看过的风景或许可以重来,而逝去的人再也不会回头。
我想爷爷,想家乡,想生我养我的地方了。
爷爷去世快十年,最后的照面是在殡仪馆的陈列厅里,那慈祥的面容,微抿的嘴唇,和生前毫无二致,只是不肯张开那双混浊但很慈爱的眼睛,直挺挺躺在冰冷透明的玻璃棺木里。爷爷,您可知道,这世上最舍不得您离开的人,不是伯父,不是姑妈,不是父亲,是我!
爷爷,您在,我的故乡就在!您走,我的故乡远了!
母亲在我大学毕业后不久病逝,父亲搬到省城另娶新人。回不去的故乡,到不了的远方,这是我的写照。从此,故乡真成了我回不去的地方,幸亏有爷爷。九十高龄的爷爷哪也不去,一个人守着那几间孤寂的老房,自己照顾自己的起居。因为有您,家乡有我牵挂的亲人;因为有您,家乡是我温暖的所在;因为有您,家乡是我想去的地方;因为有您,家乡才叫家乡,是有家在的故乡。可爷爷,您也走了,连接我和家乡唯一的纽带断了,从今往后,孙女真正地无家可归无枝可依无处可去!
爷爷,您在天国,可否看到:您最疼爱的孙女,自您走后就没有再回那个名叫故乡——那个和您留下无数欢声笑语的地方?
爷爷,您一定知道我为什么不回去。因为,没有您的故乡,不是故乡;没有您的家,不是家。
您走后,四方院落肯定颓废得不成模样,我不想看到一个颓废的家。母亲比您先走,没有母亲的孩子是孤儿,没有母亲的家很冰凉,多亏您的温暖撑着。温暖消失了,家还叫家吗?不用想象,房子四壁渗水,屋顶漏水,地板脏乱,一片狼藉。屋外的柚子树结了又掉,掉了又结,无人问津。房前的菜土杂草丛生,荣了又枯,枯了又荣,无人清理。屋侧的池塘涨了又落,落了又涨,无人打点。爷爷,没有您,我就是一只无头的苍蝇,找不到逃生的方向。

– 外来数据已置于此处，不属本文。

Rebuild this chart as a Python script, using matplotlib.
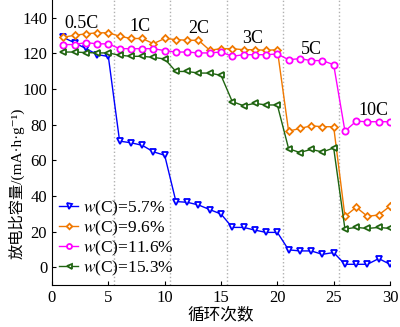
import numpy as np
import matplotlib.pyplot as plt

plt.rcParams['font.family'] = ['Liberation Serif', 'Noto Sans CJK SC', 'DejaVu Serif']
plt.rcParams['mathtext.fontset'] = 'stix'

cycles = np.arange(1, 31)
cap_57 = [129, 126, 122.8, 119.4, 118.3, 70.8, 69.9, 68.5, 64.8, 62.9,
          36.9, 36.5, 35, 32.4, 29.9, 22.4, 22.4, 20.9, 19.6, 19.6,
          9.8, 9.2, 9.2, 7.3, 8.3, 1.7, 1.7, 1.7, 4.9, 1.7]
cap_96 = [129.1, 130.2, 131, 131.6, 131.6, 129.7, 128.4, 128.4, 125.5, 128.4,
          127.8, 127.4, 127.4, 121.8, 122.7, 122.7, 122.1, 122.1, 121.8, 122.1,
          76.4, 77.9, 79.4, 78.9, 78.9, 28.6, 33.7, 28.6, 29.4, 34.3]
cap_116 = [125, 125, 126.1, 125.4, 125.4, 122.7, 122.7, 122.7, 122.7, 121.6,
           120.8, 120.8, 120.3, 120.3, 120.8, 118.4, 119.3, 119.3, 119.3, 119.7,
           116.5, 117.1, 116, 116, 113.7, 76.4, 82, 81.7, 81.7, 81.7]
cap_153 = [120.8, 120.8, 120.5, 120.3, 120.3, 119, 118.4, 118.4, 117.8, 116.9,
           109.9, 109.9, 109, 109, 107.7, 93, 90.7, 92, 91.1, 91.1,
           66.6, 64.4, 66.2, 64.7, 67, 21.5, 22.4, 21.8, 22.4, 21.8]

rate_labels = ['0.5C', '1C', '2C', '3C', '5C', '10C']
rate_x = [2.6, 7.8, 13.0, 17.8, 23.0, 28.5]
rate_y = [137, 135, 134, 128.5, 122, 88]
boundaries = [5.5, 10.5, 15.5, 20.5, 25.5]

fig = plt.figure(figsize=(4, 3.27), dpi=100)
ax = fig.add_axes([0.13, 0.128, 0.845, 0.872])

for b in boundaries:
    ax.axvline(b, color='#b0b0b0', ls=':', lw=1, zorder=0)

series = [
    (cap_57, '#0000ff', 'v', r'$w$(C)=5.7%'),
    (cap_96, '#f07800', 'D', r'$w$(C)=9.6%'),
    (cap_116, '#ff00ff', 'o', r'$w$(C)=11.6%'),
    (cap_153, '#1f6410', '<', r'$w$(C)=15.3%'),
]
for vals, c, m, lab in series:
    ms = 3.5 if m == 'D' else 4.5
    ax.plot(cycles, vals, color=c, marker=m, ms=ms, mfc='white', mec=c,
            mew=1.3, lw=1, label=lab)

for t, x, y in zip(rate_labels, rate_x, rate_y):
    ax.text(x, y, t, ha='center', va='center', fontsize=13)

ax.set_xlim(0, 30)
ax.set_ylim(-10, 150)
ax.set_xticks([0, 5, 10, 15, 20, 25, 30])
ax.set_yticks([0, 20, 40, 60, 80, 100, 120, 140])
ax.tick_params(direction='in', labelsize=12, length=3)
for s in ['top', 'right']:
    ax.spines[s].set_visible(False)

ax.set_xlabel('循环次数', fontsize=12, labelpad=1)
fig.text(0.04, 0.44, '放电比容量/(mA·h·g⁻¹)', rotation=90, ha='center',
         va='center', fontsize=11)

ax.legend(loc='lower left', bbox_to_anchor=(-0.005, -0.005), frameon=False,
          fontsize=12.5, handlelength=1.1, handletextpad=0.3,
          labelspacing=0.05, borderaxespad=0.1, markerscale=0.8)

fig.savefig('out.png', dpi=100)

刚开始工作,我被分配在家乡的一所中学,离娘家两三里路。九十来岁的爷爷几乎天天拄着拐杖给我送菜蔬。我住三楼,爷爷若走得有点疲累,就在楼下大声唤我乳名,我一蹦一跳跑下楼,接过爷爷的菜,搀着爷爷上楼。更多时候,爷爷冷不丁就上来了,直接把菜蔬放进厨房。我这般幸福享受着爷爷的照顾,整整五年。五年后,因为孩子父亲,我调走了。从此,再也吃不到同事们取名‘幸福牌’的蔬菜了。可不论我走多远,爷爷的牵挂无时不有无处不在。记得有年春节回去,他老人家竟然在菜地里为我留了一个大大的冬瓜。因为错了季节,冬瓜的里面空了。冬瓜是空了,里面装着的爱却是沉甸甸的。所以,爷爷,我不敢回去,不敢面对没有您的家,不敢面对没有爱的故土。
爷爷的双耳自从上了年纪有点耳背,和爷爷说话你得大着喉咙,可神奇的是,我和爷爷说话从来不要刻意,好像格外听得着我的声音。其实,这份神奇就是熟悉。我骄傲地享受着这份独特,享受着爷爷的宠爱。在爷爷眼中,我的一切都是最美好的——我嫁的丈夫比别人有出息,我生的孩子比别人聪明,我干的工作比别人出色……您巴不得,把世上所有灿烂的桂冠都摘给我。可是,爷爷,您熬不过岁月的流逝,我也没逃脱生活的捉弄,我曾经的一切支离破碎。在遥远的异地他乡,一个人无依无靠,倍加思念您,更不敢回去面对失去您的家。
您有一句口头禅:会有法子的。爷爷,我现在明白您为什么总说这话了,您有先见之明。不论您在或不在,您用您独特的方式保护着我。会有法子的,对,爷爷,就是坚信这点,我才走出泥淖,重见春暖花开。
今天是清明,爷爷,我还是没回,没去坟头。一个人站在冷清的窗前,听着窗外稀落的鞭炮声,心里格外想念您。
爷爷,您在天国还好吗?
爷爷,您不要忘了我,来生,我依然做您孙女,您依然做我爷爷。